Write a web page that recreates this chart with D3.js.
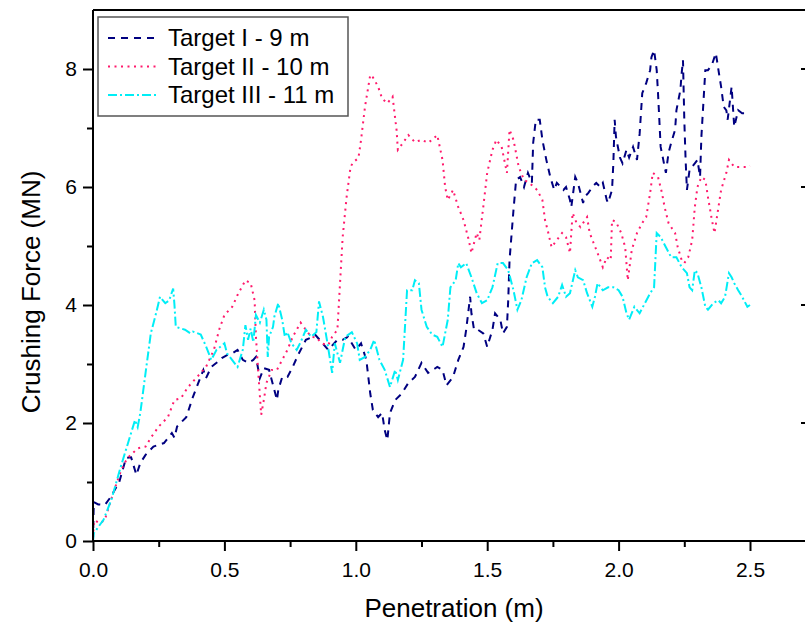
<!DOCTYPE html>
<html>
<head>
<meta charset="utf-8">
<script src="https://cdn.jsdelivr.net/npm/d3@7"></script>
<style>
  body { margin: 0; background: #fff; }
  text { font-family: Arial, "Liberation Sans", sans-serif; fill: #000; }
  .axis path, .axis line { stroke: #000; stroke-width: 2; }
</style>
</head>
<body>
<div id="chart"></div>
<script>
// series names and styles
var seriesNames = ["Target I - 9 m", "Target II - 10 m", "Target III - 11 m"];
var xTicks = [0, 0.5, 1.0, 1.5, 2.0, 2.5];
var yTicks = [0, 2, 4, 6, 8];

// penetration (m), crushing force (MN)
var target1 = [
  [0.000,0.00],[0.003,0.66],[0.02,0.62],[0.045,0.61],[0.068,0.75],[0.10,1.00],[0.126,1.41],[0.145,1.42],
  [0.165,1.12],[0.18,1.32],[0.20,1.46],[0.23,1.60],[0.27,1.66],[0.30,1.83],[0.31,1.75],[0.32,1.94],
  [0.355,2.10],[0.38,2.44],[0.42,2.90],[0.43,2.76],[0.45,2.95],[0.47,3.02],[0.49,3.10],[0.51,3.15],
  [0.53,3.18],[0.55,3.24],[0.57,3.07],[0.59,3.02],[0.61,3.07],[0.62,3.12],[0.635,2.76],[0.65,2.93],
  [0.67,2.90],[0.68,2.73],[0.70,2.39],[0.705,2.56],[0.72,2.78],[0.74,2.78],[0.76,2.95],[0.78,3.15],
  [0.81,3.41],[0.825,3.44],[0.845,3.50],[0.87,3.37],[0.895,3.24],[0.93,3.41],[0.95,3.41],[0.97,3.46],
  [1.00,3.24],[1.02,3.35],[1.04,3.07],[1.055,2.50],[1.065,2.22],[1.085,2.10],[1.10,2.17],[1.11,1.88],
  [1.12,1.71],[1.13,2.17],[1.15,2.39],[1.175,2.50],[1.20,2.68],[1.225,2.78],[1.25,3.02],[1.275,2.85],
  [1.30,2.92],[1.31,2.95],[1.33,2.90],[1.345,2.64],[1.37,2.78],[1.39,3.07],[1.41,3.29],[1.42,3.58],
  [1.435,4.14],[1.44,3.86],[1.45,3.58],[1.465,3.58],[1.485,3.52],[1.50,3.29],[1.52,3.58],[1.53,3.86],
  [1.55,3.75],[1.56,3.52],[1.575,3.63],[1.58,4.08],[1.585,4.76],[1.60,5.61],[1.61,6.12],[1.625,6.17],
  [1.64,6.00],[1.655,6.24],[1.67,6.07],[1.675,6.75],[1.685,7.14],[1.70,7.14],[1.71,6.80],[1.725,6.46],
  [1.74,6.17],[1.755,5.95],[1.765,6.07],[1.79,5.95],[1.80,6.00],[1.815,5.78],[1.82,5.66],[1.835,6.17],
  [1.845,6.07],[1.855,5.90],[1.865,5.73],[1.87,5.83],[1.885,5.90],[1.90,6.00],[1.915,6.07],[1.93,6.00],
  [1.94,6.07],[1.955,5.78],[1.96,5.73],[1.975,5.95],[1.98,6.40],[1.985,7.14],[1.99,6.85],[2.005,6.50],
  [2.015,6.40],[2.03,6.63],[2.04,6.50],[2.055,6.68],[2.07,6.46],[2.08,6.90],[2.09,7.59],[2.105,7.76],
  [2.12,7.98],[2.125,8.20],[2.135,8.32],[2.145,7.98],[2.15,7.59],[2.155,7.14],[2.16,6.68],[2.17,6.46],
  [2.175,6.34],[2.18,6.24],[2.19,6.58],[2.20,6.75],[2.215,6.97],[2.22,7.30],[2.235,7.64],[2.24,7.93],
  [2.245,8.15],[2.25,7.14],[2.255,6.46],[2.26,5.95],[2.27,6.29],[2.29,6.40],[2.30,6.46],[2.31,6.17],
  [2.315,6.85],[2.33,7.98],[2.34,7.98],[2.355,8.07],[2.37,8.27],[2.38,7.98],[2.39,7.70],[2.40,7.36],
  [2.41,7.30],[2.415,7.14],[2.43,7.70],[2.435,7.36],[2.44,7.02],[2.455,7.30],[2.47,7.25],[2.49,7.25],
  [2.50,7.25]
];

var target2 = [
  [0.000,0.05],[0.003,0.30],[0.006,0.35],[0.027,0.30],[0.045,0.36],[0.076,0.80],[0.107,1.20],[0.13,1.40],
  [0.17,1.57],[0.20,1.60],[0.22,1.75],[0.25,1.94],[0.285,2.10],[0.31,2.39],[0.335,2.42],[0.36,2.60],
  [0.40,2.80],[0.42,2.90],[0.43,2.95],[0.46,3.24],[0.48,3.58],[0.50,3.83],[0.53,3.97],[0.55,4.17],
  [0.58,4.42],[0.60,4.37],[0.615,4.08],[0.62,3.46],[0.63,2.78],[0.64,2.14],[0.65,2.39],[0.66,2.68],
  [0.68,2.90],[0.70,2.90],[0.72,3.07],[0.74,3.24],[0.76,3.46],[0.79,3.70],[0.81,3.58],[0.83,3.46],
  [0.85,3.45],[0.87,3.35],[0.895,3.32],[0.91,3.46],[0.93,3.58],[0.94,4.37],[0.95,5.15],[0.965,5.83],
  [0.98,6.34],[0.99,6.42],[1.01,6.49],[1.02,6.80],[1.035,7.36],[1.055,7.90],[1.065,7.86],[1.085,7.70],
  [1.10,7.50],[1.12,7.42],[1.14,7.53],[1.155,6.97],[1.16,6.63],[1.18,6.75],[1.20,6.88],[1.225,6.76],
  [1.25,6.80],[1.275,6.75],[1.29,6.80],[1.31,6.88],[1.33,6.46],[1.34,6.00],[1.35,5.78],[1.37,5.95],
  [1.39,5.66],[1.41,5.44],[1.43,5.10],[1.44,4.88],[1.46,5.22],[1.47,5.10],[1.485,5.66],[1.50,6.24],
  [1.52,6.63],[1.535,6.80],[1.555,6.68],[1.575,6.24],[1.585,6.97],[1.60,6.80],[1.62,6.34],[1.64,6.12],
  [1.66,6.07],[1.69,5.95],[1.71,5.78],[1.72,5.44],[1.73,5.27],[1.745,4.98],[1.765,5.10],[1.785,5.22],
  [1.80,5.15],[1.815,4.88],[1.825,5.56],[1.84,5.39],[1.855,5.32],[1.865,5.39],[1.88,5.49],[1.89,5.22],
  [1.905,5.05],[1.92,4.88],[1.94,4.64],[1.955,4.81],[1.97,4.76],[1.975,5.44],[1.99,5.41],[2.01,5.22],
  [2.025,4.98],[2.035,4.42],[2.05,4.93],[2.07,5.22],[2.09,5.39],[2.105,5.49],[2.12,5.90],[2.13,6.24],
  [2.15,6.17],[2.165,5.90],[2.175,5.66],[2.19,5.39],[2.20,5.32],[2.215,5.22],[2.225,4.98],[2.24,4.76],
  [2.25,4.71],[2.265,4.81],[2.28,5.10],[2.29,5.66],[2.30,6.00],[2.315,6.17],[2.33,6.12],[2.34,5.83],
  [2.355,5.44],[2.365,5.22],[2.38,5.66],[2.39,5.95],[2.41,6.24],[2.42,6.46],[2.44,6.34],[2.46,6.34],
  [2.49,6.34],[2.50,6.36]
];

var target3 = [
  [0.000,0.00],[0.003,0.13],[0.04,0.36],[0.07,0.70],[0.105,1.25],[0.125,1.54],[0.16,2.05],[0.17,1.93],
  [0.18,2.17],[0.20,2.85],[0.22,3.52],[0.24,3.86],[0.255,4.14],[0.275,4.03],[0.29,4.08],[0.305,4.28],
  [0.31,4.00],[0.315,3.63],[0.35,3.58],[0.37,3.52],[0.38,3.55],[0.41,3.50],[0.43,3.30],[0.45,3.07],
  [0.47,3.24],[0.50,3.35],[0.51,3.18],[0.55,2.95],[0.57,3.24],[0.58,3.66],[0.59,3.41],[0.60,3.60],
  [0.61,3.37],[0.62,3.83],[0.635,3.70],[0.65,3.92],[0.66,3.75],[0.665,3.12],[0.67,3.46],[0.685,3.63],
  [0.69,3.80],[0.705,4.03],[0.72,3.75],[0.73,3.46],[0.74,3.54],[0.755,3.35],[0.775,3.24],[0.79,3.37],
  [0.81,3.58],[0.83,3.46],[0.85,3.54],[0.86,4.06],[0.875,3.80],[0.89,3.41],[0.91,2.85],[0.92,3.35],
  [0.94,3.02],[0.96,3.46],[0.985,3.54],[1.005,3.35],[1.015,3.07],[1.035,3.12],[1.055,3.24],[1.07,3.41],
  [1.09,3.07],[1.11,2.90],[1.13,2.61],[1.15,2.90],[1.16,2.73],[1.18,3.07],[1.195,4.25],[1.215,4.25],
  [1.225,4.42],[1.24,4.37],[1.25,3.92],[1.27,3.63],[1.29,3.50],[1.31,3.46],[1.33,3.29],[1.35,3.75],
  [1.36,4.30],[1.38,4.42],[1.39,4.71],[1.40,4.64],[1.42,4.71],[1.44,4.47],[1.46,4.20],[1.48,4.03],
  [1.50,4.08],[1.52,4.30],[1.54,4.71],[1.56,4.71],[1.58,4.59],[1.60,4.25],[1.615,3.92],[1.63,4.08],
  [1.65,4.47],[1.67,4.71],[1.69,4.76],[1.71,4.64],[1.72,4.30],[1.73,4.14],[1.75,4.03],[1.77,4.14],
  [1.785,4.34],[1.80,4.14],[1.815,4.20],[1.835,4.59],[1.845,4.47],[1.865,4.42],[1.88,4.20],[1.90,3.97],
  [1.91,4.14],[1.92,4.37],[1.94,4.25],[1.96,4.30],[1.98,4.30],[2.00,4.25],[2.015,4.14],[2.03,3.86],
  [2.04,3.75],[2.06,3.97],[2.08,3.86],[2.10,4.03],[2.12,4.20],[2.135,4.30],[2.145,5.22],[2.16,5.15],
  [2.18,4.98],[2.20,4.81],[2.22,4.81],[2.24,4.64],[2.26,4.54],[2.27,4.30],[2.28,4.25],[2.29,4.59],
  [2.30,4.54],[2.315,4.30],[2.33,3.97],[2.34,3.92],[2.36,4.03],[2.38,4.08],[2.39,4.03],[2.405,4.14],
  [2.42,4.54],[2.43,4.47],[2.44,4.37],[2.455,4.25],[2.47,4.14],[2.49,3.97],[2.50,4.00]
];

var svgWidth = 805;
var svgHeight = 626;

var plotLeft = 93, plotRight = 807, plotTop = 10, plotBottom = 541;

var svg = d3.select("#chart").append("svg")
  .attr("width", svgWidth)
  .attr("height", svgHeight);

var x = d3.scaleLinear().domain([0, 2.5]).range([plotLeft, 750]);
var y = d3.scaleLinear().domain([0, 9]).range([plotBottom, plotTop]);

var colors = ["#000080", "#ff1a6c", "#00eef6"];
var dashes = ["7,6", "2,4.5", "9,3,2,3"];
var allSeries = [target1, target2, target3];

// lines
var line = d3.line()
  .x(d => x(d[0]))
  .y(d => y(d[1]));

allSeries.forEach(function(data, i) {
  svg.append("path")
    .datum(data)
    .attr("fill", "none")
    .attr("stroke", colors[i])
    .attr("stroke-width", 2)
    .attr("stroke-dasharray", dashes[i])
    .attr("d", line);
});

// frame (top and right)
svg.append("line")
  .attr("x1", plotLeft).attr("x2", plotRight)
  .attr("y1", plotTop).attr("y2", plotTop)
  .attr("stroke", "#000").attr("stroke-width", 2);
svg.append("line")
  .attr("x1", plotRight).attr("x2", plotRight)
  .attr("y1", plotTop).attr("y2", plotBottom)
  .attr("stroke", "#000").attr("stroke-width", 2);

// right side ticks pointing in
svg.selectAll(".rtick")
  .data(yTicks.slice(1))
  .enter()
  .append("line")
  .attr("x1", plotRight - 6).attr("x2", plotRight)
  .attr("y1", d => y(d)).attr("y2", d => y(d))
  .attr("stroke", "#000").attr("stroke-width", 2);

// minor ticks
var xMinor = d3.range(0.25, 2.8, 0.5);
var yMinor = [1, 3, 5, 7];

svg.append("g")
  .attr("class", "axis")
  .attr("transform", `translate(0, ${plotBottom})`)
  .call(d3.axisBottom(x).tickValues(xMinor).tickSize(6).tickSizeOuter(0).tickFormat(""))
  .select(".domain").remove();

svg.append("g")
  .attr("class", "axis")
  .attr("transform", `translate(${plotLeft}, 0)`)
  .call(d3.axisLeft(y).tickValues(yMinor).tickSize(6).tickSizeOuter(0).tickFormat(""))
  .select(".domain").remove();

// x axis
var xAxis = svg.append("g")
  .attr("class", "axis")
  .attr("transform", `translate(0, ${plotBottom})`)
  .call(d3.axisBottom(x).tickValues(xTicks).tickSize(10).tickSizeOuter(0).tickPadding(11).tickFormat(d3.format(".1f")));
xAxis.select(".domain").attr("d", `M${plotLeft},0H${plotRight}`);
xAxis.selectAll("text").style("font-size", "21px");

// y axis
var yAxis = svg.append("g")
  .attr("class", "axis")
  .attr("transform", `translate(${plotLeft}, 0)`)
  .call(d3.axisLeft(y).tickValues(yTicks).tickSize(10).tickSizeOuter(0).tickPadding(6).tickFormat(d3.format("d")));
yAxis.select(".domain").attr("d", `M0,${plotBottom}V${plotTop}`);
yAxis.selectAll("text").style("font-size", "21px");

// axis titles
svg.append("text")
  .attr("x", 454)
  .attr("y", 617)
  .style("text-anchor", "middle")
  .style("font-size", "26px")
  .text("Penetration (m)");

svg.append("text")
  .attr("transform", "rotate(-90)")
  .attr("x", -292)
  .attr("y", 40)
  .style("text-anchor", "middle")
  .style("font-size", "26px")
  .text("Crushing Force (MN)");

// legend
var legend = svg.append("g");
legend.append("rect")
  .attr("x", 98).attr("y", 17)
  .attr("width", 250).attr("height", 99)
  .attr("fill", "#fff")
  .attr("stroke", "#555")
  .attr("stroke-width", 1.5);

seriesNames.forEach(function(name, i) {
  var ly = 38 + i * 28.5;
  legend.append("line")
    .attr("x1", 108).attr("x2", 158)
    .attr("y1", ly).attr("y2", ly)
    .attr("stroke", colors[i])
    .attr("stroke-width", 2)
    .attr("stroke-dasharray", dashes[i]);
  legend.append("text")
    .attr("x", 168)
    .attr("y", ly + 8)
    .style("font-size", "24px")
    .text(name);
});
</script>
</body>
</html>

--

WORK INSTRUCTIONS: Only the lines from the top of the data through the line with "var yTicks = [0, 2, 4, 6, 8];" should be quoted, exactly and with both ends kept; skip the pictures.

COMPLETE OUTPUT:
Write a web page that recreates this chart with D3.js.
<!DOCTYPE html>
<html>
<head>
<meta charset="utf-8">
<script src="https://cdn.jsdelivr.net/npm/d3@7"></script>
<style>
  body { margin: 0; background: #fff; }
  text { font-family: Arial, "Liberation Sans", sans-serif; fill: #000; }
  .axis path, .axis line { stroke: #000; stroke-width: 2; }
</style>
</head>
<body>
<div id="chart"></div>
<script>
// series names and styles
var seriesNames = ["Target I - 9 m", "Target II - 10 m", "Target III - 11 m"];
var xTicks = [0, 0.5, 1.0, 1.5, 2.0, 2.5];
var yTicks = [0, 2, 4, 6, 8];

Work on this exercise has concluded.